### EXERCISE PROMPT
Print, word for word, every line from the beginning of the listing up to and including the line with "anchor=east] (ax\k) at". Pictures are to be excluded.

Recorded data
"""

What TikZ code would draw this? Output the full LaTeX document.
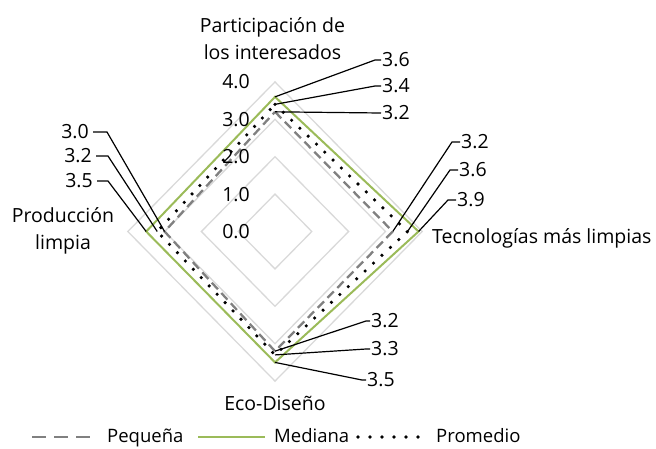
\documentclass[tikz,border=0pt]{standalone}
\usepackage{fontspec}
\setmainfont{Open Sans}
\usetikzlibrary{calc}
\definecolor{gridgray}{HTML}{D9D9D9}
\definecolor{smallgray}{HTML}{808080}
\definecolor{medgreen}{HTML}{9BBB59}
\begin{document}
\begin{tikzpicture}[x=1pt,y=-1pt,
  gridline/.style={draw=gridgray, line width=1.3pt},
  pequena/.style={draw=smallgray, line width=2.3pt, dash pattern=on 9pt off 5pt},
  pequenaleg/.style={draw=smallgray, line width=2.3pt, dash pattern=on 14pt off 8pt},
  mediana/.style={draw=medgreen, line width=2pt},
  promedio/.style={draw=black, line width=3.6pt, line cap=round, dash pattern=on 0pt off 11.5pt},
  promedioleg/.style={draw=black, line width=3.6pt, line cap=round, dash pattern=on 0pt off 12pt},
  leader/.style={draw=black, line width=1.2pt},
  lbl/.style={font=\fontsize{19.5}{23}\selectfont, inner sep=1pt},
  cat/.style={font=\fontsize{19.5}{27}\selectfont, inner sep=1pt},
  legtext/.style={font=\fontsize{18.5}{22}\selectfont, inner sep=1pt},
]
\useasboundingbox (0,0) rectangle (656,448);

% grid
\foreach \k in {1,2,3,4}
  \draw[gridline] (275,{231.5-37.4*\k}) -- ({275+36.8*\k},231.5) -- (275,{231.5+37.4*\k}) -- ({275-36.8*\k},231.5) -- cycle;

% data vertices
\coordinate (pT) at (275,{231.5-3.2*37.4});
\coordinate (pR) at ({275+3.2*36.8},231.5);
\coordinate (pB) at (275,{231.5+3.2*37.4});
\coordinate (pL) at ({275-3.0*36.8},231.5);
\coordinate (mT) at (275,{231.5-3.6*37.4});
\coordinate (mR) at ({275+3.9*36.8},231.5);
\coordinate (mB) at (275,{231.5+3.5*37.4});
\coordinate (mL) at ({275-3.5*36.8},231.5);
\coordinate (aT) at (275,{231.5-3.4*37.4});
\coordinate (aR) at ({275+3.6*36.8},231.5);
\coordinate (aB) at (275,{231.5+3.3*37.4});
\coordinate (aL) at ({275-3.2*36.8},231.5);

\draw[pequena] (pT) -- (pR) -- (pB) -- (pL) -- cycle;
\draw[mediana] (mT) -- (mR) -- (mB) -- (mL) -- cycle;
\draw[promedio] (aT) -- (aR) -- (aB) -- (aL) -- cycle;

% axis labels
\foreach \k/\t in {0/0.0,1/1.0,2/2.0,3/3.0,4/4.0}
  \node[lbl, anchor=east] (ax\k) at (251,{231.5-37.4*\k}) {\t};

% top data labels
\node[lbl, anchor=west] (lt1) at (381,60) {3.6};
\node[lbl, anchor=west] (lt2) at (381,86) {3.4};
\node[lbl, anchor=west] (lt3) at (381,113) {3.2};
\draw[leader] (mT) -- ($(lt1.west)+(-6,0)$) -- (lt1.west);
\draw[leader] (aT) -- ($(lt2.west)+(-6,0)$) -- (lt2.west);
\draw[leader] (pT) -- (lt3.west);

% right data labels
\node[lbl, anchor=west] (lr1) at (460,142) {3.2};
\node[lbl, anchor=west] (lr2) at (458,170) {3.6};
\node[lbl, anchor=west] (lr3) at (456,200) {3.9};
\draw[leader] (pR) -- ($(lr1.west)+(-8,0)$) -- (lr1.west);
\draw[leader] (aR) -- ($(lr2.west)+(-8,0)$) -- (lr2.west);
\draw[leader] (mR) -- ($(lr3.west)+(-8,0)$) -- (lr3.west);

% bottom data labels
\node[lbl, anchor=west] (lb1) at (370,321) {3.2};
\node[lbl, anchor=west] (lb2) at (370,349) {3.3};
\node[lbl, anchor=west] (lb3) at (366,380) {3.5};
\draw[leader] (pB) -- ($(lb1.west)+(-4,0)$) -- (lb1.west);
\draw[leader] (aB) -- ($(lb2.west)+(-4,0)$) -- (lb2.west);
\draw[leader] (mB) -- ($(lb3.west)+(-4,0)$) -- (lb3.west);

% left data labels
\node[lbl, anchor=east] (ll1) at (90,132) {3.0};
\node[lbl, anchor=east] (ll2) at (93,156) {3.2};
\node[lbl, anchor=east] (ll3) at (94,181) {3.5};
\draw[leader] ($(ll1.east)+(3,0)$) -- ($(ll1.east)+(17,0)$) -- (pL);
\draw[leader] ($(ll2.east)+(3,0)$) -- ($(ll2.east)+(15,0)$) -- (aL);
\draw[leader] ($(ll3.east)+(3,0)$) -- ($(ll3.east)+(14,0)$) -- (mL);

% category labels
\node[cat, align=center] (cTop) at (272.5,39) {Participación de\\los interesados};
\node[cat, anchor=base west] (cRight) at (431,243) {Tecnologías más limpias};
\node[cat, anchor=base] (cBot) at (275,410) {Eco-Diseño};
\node[cat, align=center] (cLeft) at (63,231) {Producción\\limpia};

% legend
\coordinate (lg1a) at (32,437); \coordinate (lg1b) at (90,437);
\coordinate (lg2a) at (198,437); \coordinate (lg2b) at (265,437);
\coordinate (lg3a) at (358,437); \coordinate (lg3b) at (418,437);
\draw[pequenaleg] (lg1a) -- (lg1b);
\draw[mediana] (lg2a) -- (lg2b);
\draw[promedioleg] (lg3a) -- (lg3b);
\node[legtext, anchor=base west] (lgt1) at (106,442.5) {Pequeña};
\node[legtext, anchor=base west] (lgt2) at (273,442.5) {Mediana};
\node[legtext, anchor=base west] (lgt3) at (435,442.5) {Promedio};
\end{tikzpicture}
\end{document}
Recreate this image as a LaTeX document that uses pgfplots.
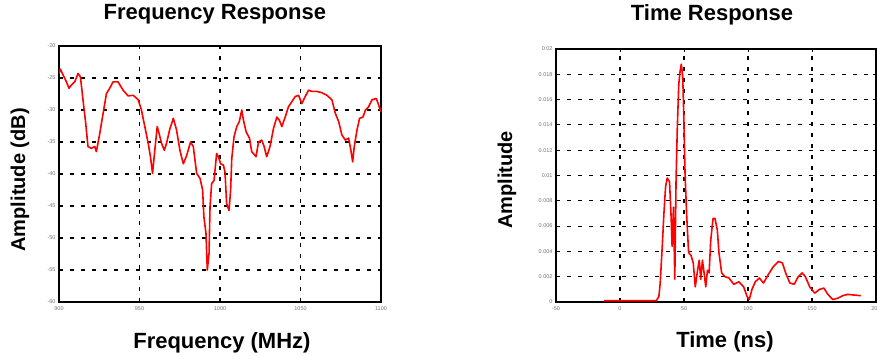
\documentclass[border=0pt]{standalone}
\usepackage{pgfplots}
\pgfplotsset{compat=1.18}
\usepackage{fontspec}
\setmainfont{Liberation Sans}
\begin{document}
\begin{tikzpicture}
\path[use as bounding box] (0pt,0pt) rectangle (877pt,-356pt);
\pgfplotsset{
  myax/.style={
    scale only axis,
    axis line style={line width=1.3pt, black},
    grid=major,
    major grid style={black, line width=1.1pt, dash pattern=on 4pt off 7pt},
    tick style={black, line width=1pt},
    major tick length=3pt,
    tick align=inside,
    ticklabel style={font=\fontsize{5.5}{6}\selectfont, text=black!55},
    /pgf/number format/assume math mode=true,
    title style={font=\fontsize{22}{24}\selectfont\bfseries, anchor=base},
    xlabel style={font=\fontsize{22}{24}\selectfont\bfseries, anchor=base},
    ylabel style={font=\fontsize{20}{22}\selectfont\bfseries, anchor=center},
    xticklabel style={yshift=-1pt},
  }
}
\begin{axis}[myax,
  at={(59pt,-302pt)}, anchor=south west,
  width=322pt, height=256pt,
  xmin=900, xmax=1100, ymin=-60, ymax=-20,
  xtick={900,950,1000,1050,1100},
  ytick={-60,-55,-50,-45,-40,-35,-30,-25,-20},
  xticklabel style={/pgf/number format/1000 sep={}},
  title={Frequency Response},
  title style={at={(axis description cs:0.484,1.082)}},
  xlabel={Frequency (MHz)},
  xlabel style={at={(axis description cs:0.506,-0.180)}},
  ylabel={Amplitude (dB)},
  ylabel style={at={(axis description cs:-0.121,0.477)}},
]
\addplot[red, line width=1.6pt, line join=round] coordinates {
(900.0,-24.3)(900.8,-23.6)(902.5,-24.5)(904.6,-25.6)(906.2,-26.6)(907.7,-26.1)
(909.8,-25.6)(911.8,-24.3)(913.3,-24.8)(914.9,-28.4)(916.6,-32.1)(918.0,-35.7)
(920.1,-36.0)(922.2,-35.7)(923.2,-36.5)(925.3,-33.7)(927.4,-30.5)(929.5,-27.4)
(931.5,-26.6)(933.6,-25.6)(936.7,-25.6)(939.8,-26.9)(942.9,-27.8)(946.1,-27.7)
(949.2,-28.4)(951.2,-30.0)(953.3,-32.6)(955.4,-35.2)(956.8,-37.3)(958.1,-39.9)
(959.5,-36.3)(961.0,-32.6)(962.2,-33.7)(963.7,-35.2)(965.4,-36.3)(966.8,-35.2)
(968.9,-32.9)(971.0,-31.3)(973.0,-33.1)(975.1,-36.3)(977.2,-38.4)(979.3,-37.1)
(981.7,-35.0)(983.4,-35.7)(985.5,-39.9)(987.6,-40.7)(989.2,-42.5)(990.0,-46.7)
(991.3,-49.3)(992.1,-55.0)(993.2,-52.4)(993.8,-45.1)(994.8,-41.5)(996.3,-41.0)
(997.9,-36.8)(999.0,-37.3)(1000.4,-38.4)(1002.1,-38.6)(1003.1,-39.7)(1004.1,-44.6)
(1005.6,-45.7)(1006.6,-42.5)(1007.3,-37.6)(1008.7,-34.2)(1010.4,-32.6)(1012.0,-31.8)
(1013.5,-30.0)(1014.5,-31.5)(1016.2,-33.4)(1018.3,-34.4)(1019.7,-36.5)(1022.4,-37.3)
(1023.9,-35.0)(1025.9,-34.7)(1027.4,-35.7)(1029.0,-37.3)(1031.1,-35.7)(1033.2,-32.9)
(1035.3,-31.1)(1036.9,-31.6)(1038.4,-32.6)(1040.5,-31.1)(1042.5,-29.5)(1044.6,-28.7)
(1046.7,-27.9)(1048.8,-27.7)(1050.8,-29.0)(1052.9,-27.9)(1055.0,-26.9)(1057.1,-27.1)
(1060.2,-27.1)(1063.3,-27.3)(1066.4,-27.7)(1069.5,-28.4)(1071.6,-30.5)(1073.7,-31.8)
(1075.7,-33.9)(1077.8,-34.7)(1079.9,-34.4)(1081.3,-36.3)(1082.4,-38.1)(1083.4,-35.7)
(1085.1,-33.1)(1086.7,-31.3)(1088.8,-31.1)(1090.3,-30.0)(1092.3,-29.5)(1094.4,-28.4)
(1097.1,-28.2)(1098.5,-29.2)(1100.0,-30.3)
};
\end{axis}
\begin{axis}[myax,
  at={(556pt,-302pt)}, anchor=south west,
  width=320pt, height=253pt,
  xmin=-50, xmax=200, ymin=0, ymax=0.02,
  xtick={-50,0,50,100,150,200},
  ytick={0,0.002,0.004,0.006,0.008,0.01,0.012,0.014,0.016,0.018,0.02},
  yticklabel style={/pgf/number format/fixed, /pgf/number format/precision=3},
  scaled y ticks=false,
  title={Time Response},
  title style={at={(axis description cs:0.4875,1.087)}},
  xlabel={Time (ns)},
  xlabel style={at={(axis description cs:0.528,-0.178)}},
  ylabel={Amplitude},
  ylabel style={at={(axis description cs:-0.153,0.482)}},
]
\addplot[red, line width=1.6pt, line join=round] coordinates {
(-12.4,0.0001)(28.4,0.0001)(30.4,0.00045)(31.4,0.0015)(33.0,0.0044)(34.3,0.0070)
(35.6,0.0091)(36.9,0.0098)(38.7,0.0095)(39.9,0.0068)(40.7,0.0044)(41.8,0.0075)
(42.8,0.0018)(43.8,0.0097)(44.8,0.0139)(45.9,0.0172)(46.9,0.0182)(47.9,0.0188)
(49.0,0.0178)(49.7,0.0152)(50.8,0.0102)(52.1,0.0068)(53.6,0.0039)(55.4,0.0037)
(57.2,0.0031)(58.8,0.0012)(60.6,0.0025)(61.9,0.0033)(63.1,0.0018)(64.4,0.0033)
(65.7,0.0023)(67.0,0.0012)(68.3,0.0025)(69.6,0.0023)(70.9,0.0049)(72.7,0.0066)
(74.2,0.0066)(76.0,0.0057)(77.3,0.0039)(79.4,0.0023)(82.0,0.0020)(85.1,0.0019)
(88.9,0.0014)(92.8,0.0016)(96.6,0.0012)(99.2,0.00045)(101.0,0.0002)(103.1,0.0010)
(105.7,0.0016)(108.8,0.0019)(112.1,0.0015)(116.0,0.0022)(119.8,0.0028)(123.7,0.0032)
(126.8,0.0031)(129.4,0.0023)(132.7,0.0015)(136.1,0.0014)(139.2,0.0020)(142.3,0.0023)
(144.8,0.0020)(148.2,0.0012)(152.1,0.0007)(155.9,0.0010)(159.3,0.0011)(162.4,0.0006)
(166.2,0.0002)(170.1,0.0003)(174.0,0.0005)(177.8,0.0006)(183.0,0.00055)(188.1,0.0005)
};
\end{axis}
\end{tikzpicture}
\end{document}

"""

### RESPONSE TO THE TASK
What TikZ code would draw this? Output the full LaTeX document.
\documentclass[tikz,border=0pt]{standalone}
\usepackage{fontspec}
\setmainfont{Open Sans}
\usetikzlibrary{calc}
\definecolor{gridgray}{HTML}{D9D9D9}
\definecolor{smallgray}{HTML}{808080}
\definecolor{medgreen}{HTML}{9BBB59}
\begin{document}
\begin{tikzpicture}[x=1pt,y=-1pt,
  gridline/.style={draw=gridgray, line width=1.3pt},
  pequena/.style={draw=smallgray, line width=2.3pt, dash pattern=on 9pt off 5pt},
  pequenaleg/.style={draw=smallgray, line width=2.3pt, dash pattern=on 14pt off 8pt},
  mediana/.style={draw=medgreen, line width=2pt},
  promedio/.style={draw=black, line width=3.6pt, line cap=round, dash pattern=on 0pt off 11.5pt},
  promedioleg/.style={draw=black, line width=3.6pt, line cap=round, dash pattern=on 0pt off 12pt},
  leader/.style={draw=black, line width=1.2pt},
  lbl/.style={font=\fontsize{19.5}{23}\selectfont, inner sep=1pt},
  cat/.style={font=\fontsize{19.5}{27}\selectfont, inner sep=1pt},
  legtext/.style={font=\fontsize{18.5}{22}\selectfont, inner sep=1pt},
]
\useasboundingbox (0,0) rectangle (656,448);

% grid
\foreach \k in {1,2,3,4}
  \draw[gridline] (275,{231.5-37.4*\k}) -- ({275+36.8*\k},231.5) -- (275,{231.5+37.4*\k}) -- ({275-36.8*\k},231.5) -- cycle;

% data vertices
\coordinate (pT) at (275,{231.5-3.2*37.4});
\coordinate (pR) at ({275+3.2*36.8},231.5);
\coordinate (pB) at (275,{231.5+3.2*37.4});
\coordinate (pL) at ({275-3.0*36.8},231.5);
\coordinate (mT) at (275,{231.5-3.6*37.4});
\coordinate (mR) at ({275+3.9*36.8},231.5);
\coordinate (mB) at (275,{231.5+3.5*37.4});
\coordinate (mL) at ({275-3.5*36.8},231.5);
\coordinate (aT) at (275,{231.5-3.4*37.4});
\coordinate (aR) at ({275+3.6*36.8},231.5);
\coordinate (aB) at (275,{231.5+3.3*37.4});
\coordinate (aL) at ({275-3.2*36.8},231.5);

\draw[pequena] (pT) -- (pR) -- (pB) -- (pL) -- cycle;
\draw[mediana] (mT) -- (mR) -- (mB) -- (mL) -- cycle;
\draw[promedio] (aT) -- (aR) -- (aB) -- (aL) -- cycle;

% axis labels
\foreach \k/\t in {0/0.0,1/1.0,2/2.0,3/3.0,4/4.0}
  \node[lbl, anchor=east] (ax\k) at (251,{231.5-37.4*\k}) {\t};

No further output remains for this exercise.